Seb Beloe: Impact investing challenges in listed equities
The popularity of ESG and sustainable investing has increased dramatically over the past few years. Impact investing is no exception to this trend. However, the rapid growth in impact investing has led to concerns about weakening standards in listed equities.
By Seb Beloe, Partner and Head of Research, WHEB Asset Management
As impact investing has grown, it has attracted new participants. This has led to concerns over a weakening of standards. The 2020 Annual Impact Investor Survey1 identified ‘impact washing’ as the greatest challenge facing the market. Transparency and authenticity have become essential but differentiation between funds is becoming increasingly challenging.
Understanding what ‘impact investing’ means is the first step in clarifying the parameters used to assess asset managers in this space. Asset managers need to decide whether they want to take a holistic or a traditionalist approach to impact investing, whether intentionality or additionality is the core objective.
A traditionalistic view versus a holistic view
We distinguish between traditionalistic and holistic views of impact investing. The traditionalistic view holds that an investor’s impact needs to be ‘additional’. That is, any positive outcome would not have occurred but for that investor’s specific investment.
Within this view, it is not sufficient to measure and report positive changes in outcomes – usually emanating from a change in the cost of capital – and point to a causal link between the investment and these outcomes. It also requires that the investor is the only available capital provider for an asset, and that the positive impact would not materialise without the investment.
Other types of investor impact, such as engagement with investee companies, furthermore do not qualify under this interpretation. This is because documenting a causal link that asserts additionality is so difficult. It is rarely possible to attribute a specific outcome to a particular engagement activity.
A holistic approach focuses instead on investments as part of the financial system. This view holds that investor impact is founded in the investor’s intention to deliver positive impact and is then delivered through investor contributions. These contributions can include changes in the cost of capital and engagement with the underlying enterprise as well as wider signalling to other market participants. This holistic view acknowledges the ‘intense’ impact generated by investors demonstrating additionality, but also embraces a spectrum of more ‘diffuse’ positive impact delivered through other mechanisms.

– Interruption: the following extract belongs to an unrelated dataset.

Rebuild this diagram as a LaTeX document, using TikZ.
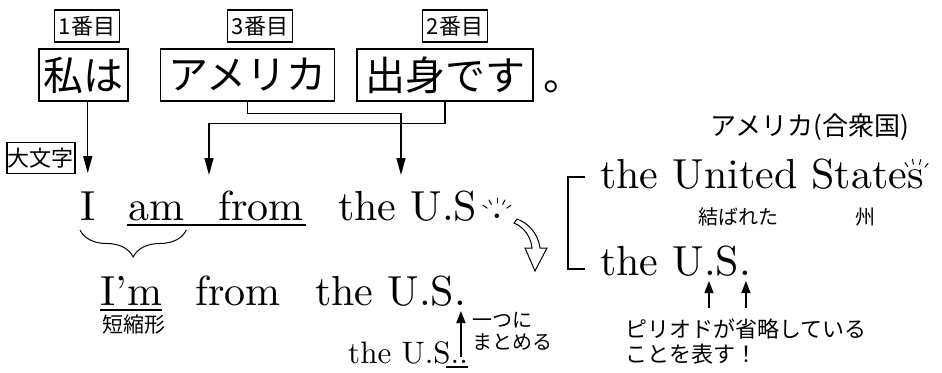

Listed equity impact investing isn’t different
A common extension of the traditionalistic view is that ‘real’ impact investing cannot happen in listed equities because shares in listed companies are just traded between investors. The big error to avoid here is to see the listing of shares as a differentiator. When shares trade on a listed market, ownership changes without direct capital introduction. But the same can be the case for transactions in private markets.
Intention over additionality
The difficulties in demonstrating additionality lead us to conclude that it does not offer a pragmatic test to determine whether an investor is an impact investor. Instead of focusing on whether an investment is additional or not, a more appropriate standard, aligned with the GIIN and IFC definitions, focuses on the investor’s intent.

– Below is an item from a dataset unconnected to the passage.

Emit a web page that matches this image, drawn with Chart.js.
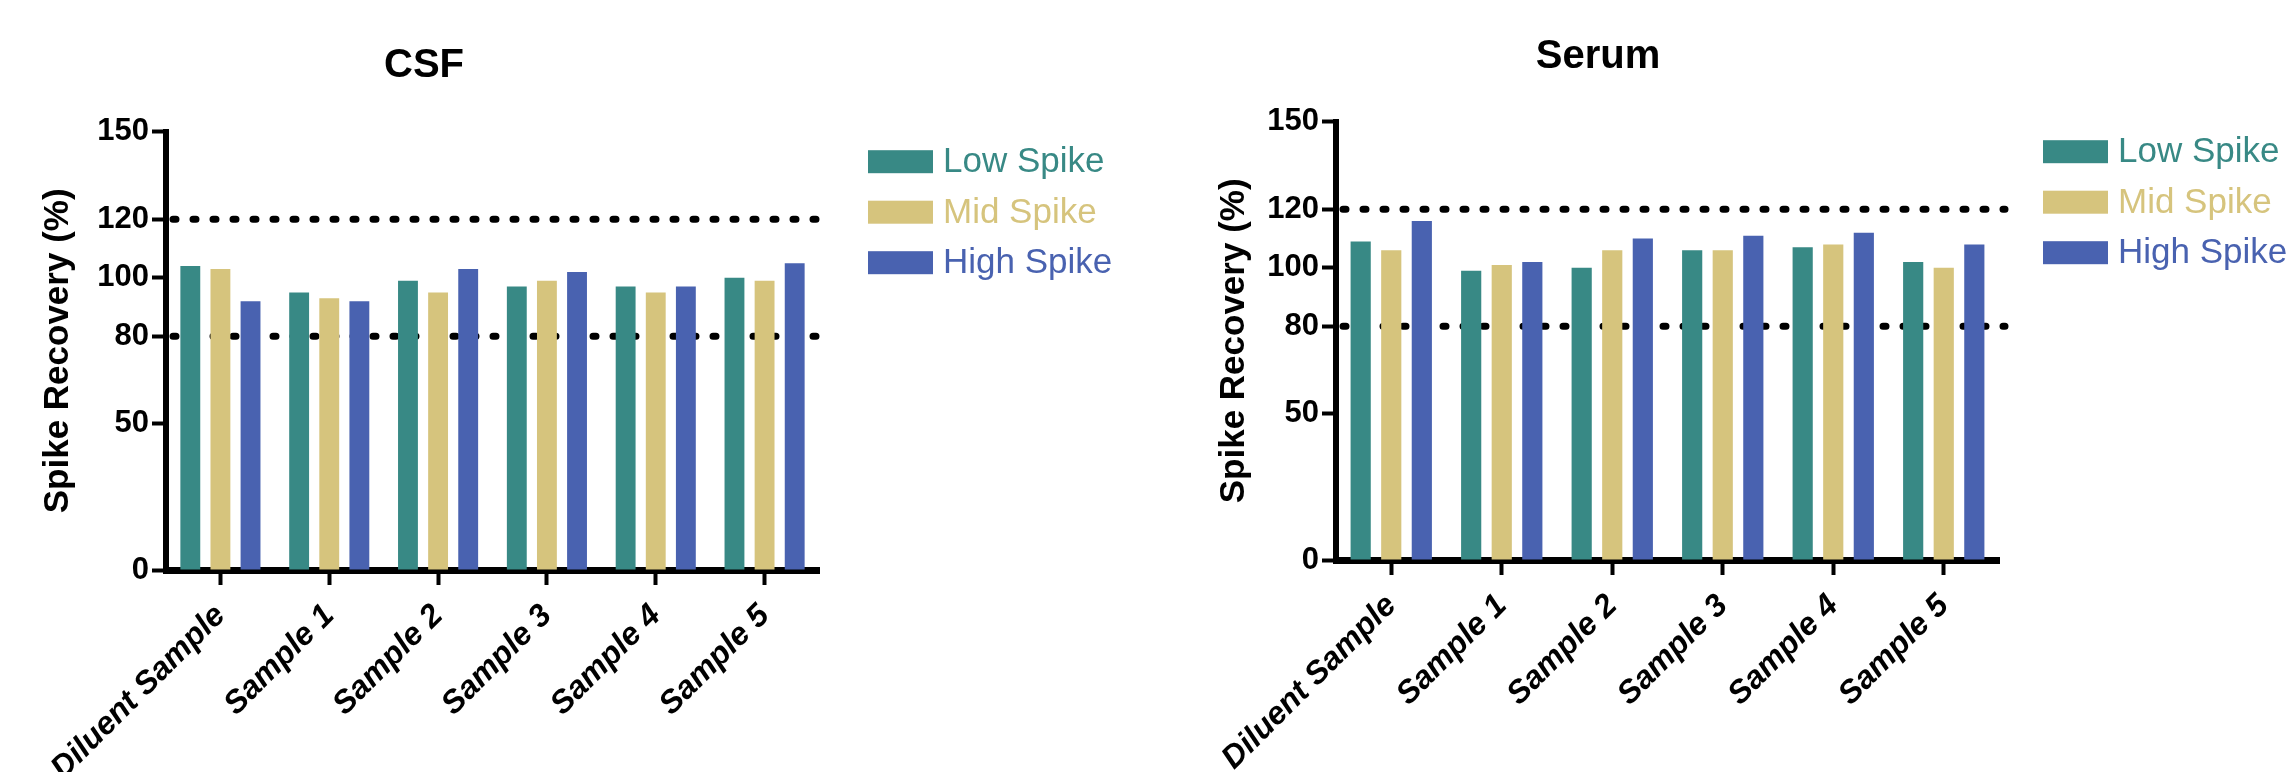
<!DOCTYPE html>
<html>
<head>
<meta charset="utf-8">
<script src="https://cdn.jsdelivr.net/npm/chart.js@4.4.1/dist/chart.umd.min.js"></script>
<style>
  html, body { margin: 0; padding: 0; background: #fff; width: 2293px; height: 772px; overflow: hidden; }
  canvas { position: absolute; top: 0; }
  #csf { left: 0; }
  #serum { left: 1150px; }
</style>
</head>
<body>
<canvas id="csf" width="1150" height="772"></canvas>
<canvas id="serum" width="1143" height="772"></canvas>
<script>
// Sample groups along the x axis
const categories = ['Diluent Sample', 'Sample 1', 'Sample 2', 'Sample 3', 'Sample 4', 'Sample 5'];

// Spike levels (one bar per level in every group)
const seriesNames = ['Low Spike', 'Mid Spike', 'High Spike'];
const seriesColors = ['#388985', '#D6C47D', '#4962B0'];

// Spike recovery (%) in CSF
const csfLow  = [104, 95, 99, 97, 97, 100];
const csfMid  = [103, 93, 95, 99, 95, 99];
const csfHigh = [92, 92, 103, 102, 97, 105];

// Spike recovery (%) in serum
const serumLow  = [109, 99, 100, 106, 107, 102];
const serumMid  = [106, 101, 106, 106, 108, 100];
const serumHigh = [116, 102, 110, 111, 112, 108];

// Y axis ticks and acceptance limits
const yTicks = [0, 50, 80, 100, 120, 150];
const limitLines = [80, 120];

const FONT = "'Liberation Sans', Arial, Helvetica, sans-serif";
Chart.defaults.color = '#000';
Chart.defaults.font.family = FONT;

// Dotted acceptance limits, drawn beneath the bars
const limitLinePlugin = {
  id: 'limitLines',
  beforeDatasetsDraw(chart) {
    const { ctx, chartArea, scales } = chart;
    ctx.save();
    ctx.strokeStyle = '#000';
    ctx.lineWidth = 7;
    ctx.lineCap = 'round';
    ctx.setLineDash([3, 17]);
    limitLines.forEach(v => {
      const y = scales.y.getPixelForValue(v);
      ctx.beginPath();
      ctx.moveTo(chartArea.left + 7, y);
      ctx.lineTo(chartArea.right + 6, y);
      ctx.stroke();
    });
    ctx.restore();
  }
};

// Legend to the right of the plot: colour box plus coloured label
const sideLegendPlugin = {
  id: 'sideLegend',
  afterDraw(chart, args, opts) {
    const { ctx, chartArea } = chart;
    const x0 = chartArea.right + opts.gap;
    ctx.save();
    ctx.font = '35px ' + FONT;
    ctx.textBaseline = 'middle';
    ctx.textAlign = 'left';
    chart.data.datasets.forEach((ds, i) => {
      const yc = chartArea.top + 30 + i * 50.5;
      ctx.fillStyle = ds.backgroundColor;
      ctx.fillRect(x0, yc - 11.5, 65, 23);
      ctx.fillText(ds.label, x0 + 75, yc + 1);
    });
    ctx.restore();
  }
};

function makeChart(id, title, values, lay) {
  return new Chart(document.getElementById(id), {
    type: 'bar',
    data: {
      labels: categories,
      datasets: seriesNames.map((name, i) => ({
        label: name,
        data: values[i],
        backgroundColor: seriesColors[i],
        borderWidth: 0,
        categoryPercentage: 0.83,
        barPercentage: 0.66
      }))
    },
    options: {
      responsive: false,
      devicePixelRatio: 1,
      animation: false,
      layout: { padding: { left: lay.padL, right: lay.padR, top: 0, bottom: 0 } },
      plugins: {
        legend: { display: false },
        tooltip: { enabled: false },
        title: {
          display: true,
          text: title,
          color: '#000',
          font: { size: 40, weight: 'bold', family: FONT },
          padding: lay.titlePad
        },
        sideLegend: { gap: lay.legendGap }
      },
      scales: {
        x: {
          offset: true,
          grid: {
            offset: false,
            drawOnChartArea: false,
            drawTicks: true,
            tickLength: 15,
            tickWidth: 4,
            tickColor: '#000'
          },
          border: { display: true, color: '#000', width: 7 },
          ticks: {
            autoSkip: false,
            minRotation: 45,
            maxRotation: 45,
            padding: 12,
            color: '#000',
            font: { size: 32, weight: 'bold', style: 'italic', family: FONT }
          },
          afterFit(scale) { scale.height = lay.xHeight; }
        },
        y: {
          min: 0,
          max: 150,
          grid: {
            drawOnChartArea: false,
            drawTicks: true,
            tickLength: 14,
            tickWidth: 4,
            tickColor: '#000'
          },
          border: { display: true, color: '#000', width: 6 },
          ticks: {
            padding: 3,
            color: '#000',
            font: { size: 31, weight: 'bold', family: FONT }
          },
          afterBuildTicks(scale) { scale.ticks = yTicks.map(v => ({ value: v })); },
          title: {
            display: true,
            text: 'Spike Recovery (%)',
            color: '#000',
            font: { size: 35, weight: 'bold', family: FONT },
            padding: { top: lay.yTitlePad, bottom: 0 }
          },
          afterFit(scale) { scale.width = lay.yWidth; }
        }
      }
    },
    plugins: [limitLinePlugin, sideLegendPlugin]
  });
}

makeChart('csf', 'CSF', [csfLow, csfMid, csfHigh], {
  padL: 29, padR: 331, yWidth: 137, xHeight: 202,
  titlePad: { top: 42, bottom: 41.7 }, yTitlePad: 8, legendGap: 49
});

makeChart('serum', 'Serum', [serumLow, serumMid, serumHigh], {
  padL: 47, padR: 294, yWidth: 139, xHeight: 212,
  titlePad: { top: 33, bottom: 40.7 }, yTitlePad: 16, legendGap: 44
});
</script>
</body>
</html>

In our view, this intention is at the core of what it means to be an impact investor. The impact needs to be a significant part of asset selection. Further, the investor needs to intend for the investment to contribute to positive impact and must be able to demonstrate how this impact is delivered.
This definition is also aligned with our clients, who see their capital as an extension of themselves and a way to project their values onto the world. Our role is to channel this capital to fulfil its purpose by intentionally directing it into companies that deliver positive impact.

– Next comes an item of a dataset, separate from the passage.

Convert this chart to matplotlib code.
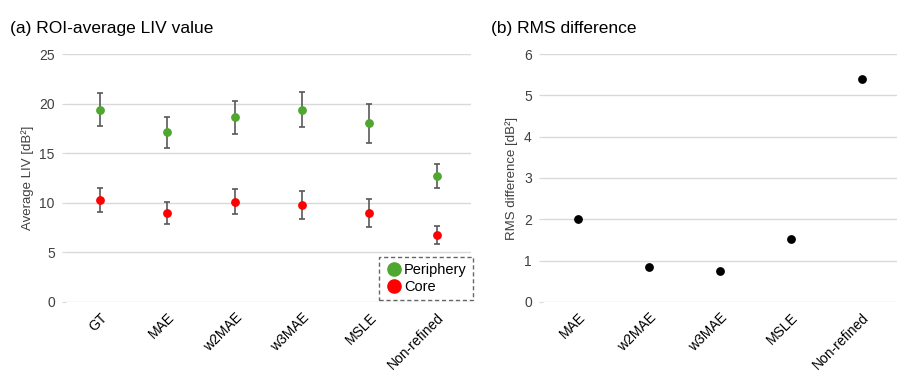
import matplotlib
matplotlib.use("Agg")
import matplotlib.pyplot as plt
import numpy as np
from matplotlib.lines import Line2D

plt.rcParams['font.family'] = ['Liberation Sans', 'DejaVu Sans']

methods_a = ["GT", "MAE", "w2MAE", "w3MAE", "MSLE", "Non-refined"]
periphery = [19.4, 17.1, 18.6, 19.4, 18.0, 12.7]
periphery_err = [1.7, 1.55, 1.7, 1.8, 2.0, 1.2]
core = [10.3, 8.95, 10.1, 9.75, 9.0, 6.75]
core_err = [1.2, 1.1, 1.25, 1.4, 1.4, 0.93]

methods_b = ["MAE", "w2MAE", "w3MAE", "MSLE", "Non-refined"]
rms = [2.0, 0.855, 0.76, 1.52, 5.39]

green = "#4EA72E"
red = "#FF0000"
grid_c = "#D9D9D9"
err_c = "#595959"
txt_c = "#404040"

fig = plt.figure(figsize=(9.15, 3.83), dpi=100)
ax1 = fig.add_axes([0.0721, 0.2115, 0.4423, 0.6475])
ax2 = fig.add_axes([0.5934, 0.2115, 0.3869, 0.6475])

def style(ax):
    for s in ax.spines.values():
        s.set_visible(False)
    ax.yaxis.grid(True, color=grid_c, linewidth=1)
    ax.set_axisbelow(True)
    ax.tick_params(axis='y', length=3, color=grid_c, labelsize=10, labelcolor=txt_c, pad=5)
    ax.tick_params(axis='x', length=0, labelsize=10, labelcolor="#000000", pad=6)

x1 = np.arange(len(methods_a))
ax1.errorbar(x1, periphery, yerr=periphery_err, fmt='o', color=green, ms=5.3,
             ecolor=err_c, elinewidth=1.2, capsize=2.5, capthick=1.2, label="Periphery", zorder=3)
ax1.errorbar(x1, core, yerr=core_err, fmt='o', color=red, ms=5.3,
             ecolor=err_c, elinewidth=1.2, capsize=2.5, capthick=1.2, label="Core", zorder=3)
ax1.set_xlim(-0.5, len(methods_a) - 0.5)
ax1.set_ylim(0, 25)
ax1.set_yticks([0, 5, 10, 15, 20, 25])
ax1.set_xticks(x1)
ax1.set_xticklabels(methods_a, rotation=45, ha='right', rotation_mode='anchor')
ax1.set_ylabel("Average LIV [dB²]", fontsize=9.5, labelpad=4, color=txt_c)
style(ax1)
hh = [Line2D([], [], marker='o', ls='', color=green, ms=9.5),
      Line2D([], [], marker='o', ls='', color=red, ms=9.5)]
leg = ax1.legend(hh, ["Periphery", "Core"], loc='lower right', bbox_to_anchor=(1.005, 0.01),
                 fontsize=10.5, frameon=True, fancybox=False, handletextpad=0.1,
                 handlelength=1.2, borderpad=0.4, labelspacing=0.2, borderaxespad=0)
leg.get_frame().set_edgecolor("#404040")
leg.get_frame().set_linestyle((0, (3, 2)))
leg.get_frame().set_linewidth(1)
for t in leg.get_texts():
    t.set_color("#000000")
fig.text(0.011, 0.925, "(a) ROI-average LIV value", fontsize=12.5, va='center')

x2 = np.arange(len(methods_b))
ax2.plot(x2, rms, 'o', color="#000000", ms=5.3, zorder=3)
ax2.set_xlim(-0.5, len(methods_b) - 0.5)
ax2.set_ylim(0, 6)
ax2.set_yticks([0, 1, 2, 3, 4, 5, 6])
ax2.set_xticks(x2)
ax2.set_xticklabels(methods_b, rotation=45, ha='right', rotation_mode='anchor')
ax2.set_ylabel("RMS difference [dB²]", fontsize=9.5, labelpad=4, color=txt_c)
style(ax2)
fig.text(0.537, 0.925, "(b) RMS difference", fontsize=12.5, va='center')

fig.savefig("out.png", dpi=100)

Our holistic impact approach
We are firmly in the ‘holistic impact’ camp. Our investment decision is explicitly rooted in the enterprise impact of the business (‘1’ in Figure 1). Our intention as an investor is to deliver positive impact at the level of the individual enterprise (‘3a’) and across the financial system (3b). We document and report on our investment intentions and contributions to underpin our claims to positive impact (2).
Establishing demanding but pragmatic standards that require clarity in investment intentions, and evidence of investor contributions, is essential if impact investment is to retain its potency. These standards will enable impact investors to harness the full potential of capital markets to drive positive impact at scale.
Impact investing and cost of capital
The traditionalistic view holds that impact investing in listed equities is not possible. Apparently, listed equity investors are unable to influence the cost of capital of investee companies.
However, we would argue that this perspective ignores the systemic nature of finance and the economic system.
There are two levels of impact in the investment valuechain. ‘Enterprise Impact’ is delivered by the underlying asset. Separately, ‘investor impact’ can be delivered by the investor themselves.
A traditionalistic view of the investor impact focuses on additionality. This view is typically restricted to philanthropy or to markets with very poor liquidity.
A ‘holistic’ approach focuses instead on the investor’s intention and is delivered through changes in the cost of capital, engagement and wider signaling.